I was just losing the will to go on as I was, and I was mostly doing it for my friends and family.
At the end of my course I started reading Skulduggery Pleasant and my god, it was the best thing I’d read in three years. It made me smile, it made me laugh, it made me cry, and it made me went to throw the book against the wall (but I’d paid like $20 for that book, so I couldn’t). It made me remember all the reasons I love reading and writing; to illicit such emotion is an amazing skill to have.
This made me feel great about writing, and I began my own novel as part of nanowrimo 2015. As of today I’m in the rewriting process (second draft), and the first draft had approximately 40,000 words; the most I’ve ever written for any project.
But of course we still need to fast forward a bit. There’s this whole, like, six months filled with some kind of depression and some awful anxiety and that one time I had a job for like a month but it made the whole thing worse and let’s skip over that part.
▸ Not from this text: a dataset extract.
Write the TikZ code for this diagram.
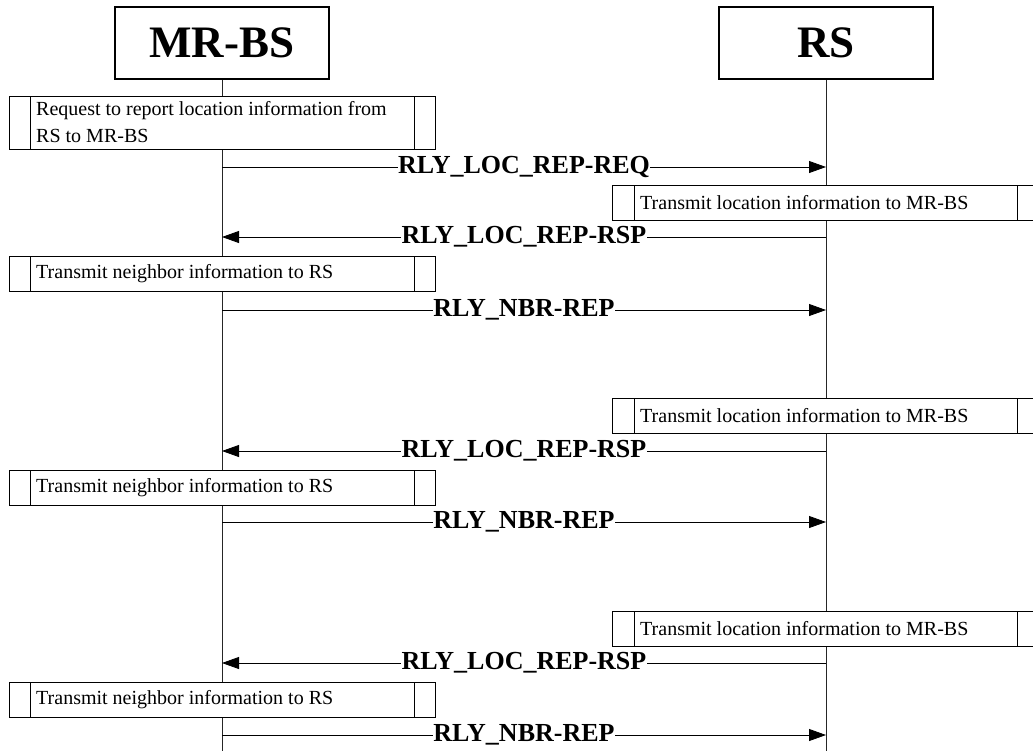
\documentclass[tikz,border=0pt]{standalone}
\usepackage{fontspec}
\setmainfont{Liberation Serif}
\usetikzlibrary{arrows.meta}
\begin{document}
\begin{tikzpicture}[x=1pt,y=-1pt,
  entity/.style={draw,line width=2pt,minimum width=214pt,minimum height=72pt,
    inner sep=0pt,font=\fontsize{45}{45}\selectfont\bfseries},
  life/.style={line width=0.6pt,draw=black!85},
  actbox/.style={draw,line width=0.8pt},
  acttext/.style={anchor=west,inner sep=0pt,align=left,
    font=\fontsize{20}{27}\selectfont},
  msg/.style={line width=0.8pt,-{Triangle[length=17pt,width=12pt]}},
  msglabel/.style={fill=white,inner sep=0.5pt,font=\fontsize{26}{26}\selectfont\bfseries}]
\clip (0,0) rectangle (1033,750);
\useasboundingbox (0,0) rectangle (1033,750);
\fill[white] (0,0) rectangle (1033,750);

% participants
\node[entity] (mrbs) at (222,43) {MR-BS};
\node[entity] (rs) at (826,43) {RS};
\coordinate (mrbsEnd) at (222,760);
\coordinate (rsEnd) at (826,760);
\draw[life] (mrbs.south) -- (mrbsEnd);
\draw[life] (rs.south) -- (rsEnd);

% action box on the MR-BS side: \mrbsact{name}{top}{bottom}{text}
\newcommand{\mrbsact}[4]{%
  \fill[white] (9,#2) rectangle (435,#3);
  \draw[actbox] (9,#2) rectangle (435,#3);
  \draw[actbox] (30,#2) -- (30,#3) (414,#2) -- (414,#3);
  \node[acttext] (#1) at (36,{(#2+#3)/2}) {#4};}
% action box on the RS side
\newcommand{\rsact}[4]{%
  \fill[white] (612,#2) rectangle (1040,#3);
  \draw[actbox] (612,#2) rectangle (1040,#3);
  \draw[actbox] (634,#2) -- (634,#3) (1017,#2) -- (1017,#3);
  \node[acttext] (#1) at (640,{(#2+#3)/2}) {#4};}

\mrbsact{a1}{96}{149}{Request to report location information from\\RS to MR-BS}

\coordinate (m1s) at (222,167); \coordinate (m1e) at (826,167);
\draw[msg] (m1s) -- (m1e) node[msglabel,pos=0.5] (l1) {RLY\_LOC\_REP-REQ};

\rsact{a2}{185}{220}{Transmit location information to MR-BS}

\coordinate (m2s) at (826,237); \coordinate (m2e) at (222,237);
\draw[msg] (m2s) -- (m2e) node[msglabel,pos=0.5] (l2) {RLY\_LOC\_REP-RSP};

\mrbsact{a3}{256}{291}{Transmit neighbor information to RS}

\coordinate (m3s) at (222,310); \coordinate (m3e) at (826,310);
\draw[msg] (m3s) -- (m3e) node[msglabel,pos=0.5] (l3) {RLY\_NBR-REP};

\rsact{a4}{398}{433}{Transmit location information to MR-BS}

\coordinate (m4s) at (826,451); \coordinate (m4e) at (222,451);
\draw[msg] (m4s) -- (m4e) node[msglabel,pos=0.5] (l4) {RLY\_LOC\_REP-RSP};

\mrbsact{a5}{470}{505}{Transmit neighbor information to RS}

\coordinate (m5s) at (222,522); \coordinate (m5e) at (826,522);
\draw[msg] (m5s) -- (m5e) node[msglabel,pos=0.5] (l5) {RLY\_NBR-REP};

\rsact{a6}{611}{646}{Transmit location information to MR-BS}

\coordinate (m6s) at (826,663); \coordinate (m6e) at (222,663);
\draw[msg] (m6s) -- (m6e) node[msglabel,pos=0.5] (l6) {RLY\_LOC\_REP-RSP};

\mrbsact{a7}{682}{717}{Transmit neighbor information to RS}

\coordinate (m7s) at (222,735); \coordinate (m7e) at (826,735);
\draw[msg] (m7s) -- (m7e) node[msglabel,pos=0.5] (l7) {RLY\_NBR-REP};
\end{tikzpicture}
\end{document}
Let’s skip to now. Because of Skulduggery Pleasant I remembered my passion for my life’s craft. And if I’d never started reading that book and writing my novel, I’d never have applied for a screenwriting course at another uni, which we’ve been told is extremely difficult to get into; there’s countless applications every year, and there’s probably about fifty people in the (first year) class; I was part of the mid-year intake, and there’s ten of us, maximum.
Without Skulduggery Pleasant I wouldn’t be writing a novel I adore, or planning another one for this coming nanowrimo. I wouldn’t be planning my own show and slowly tapping away at the pilot, and I wouldn’t be planning two more with a friend I’ve made in this course that I’m enjoying so much more than my other one. I don’t know where I’d be.
I’ve never understood when people say that a fictional work has changed their life but now I do, because Skulduggery Pleasant has legitimately changed mine for the better.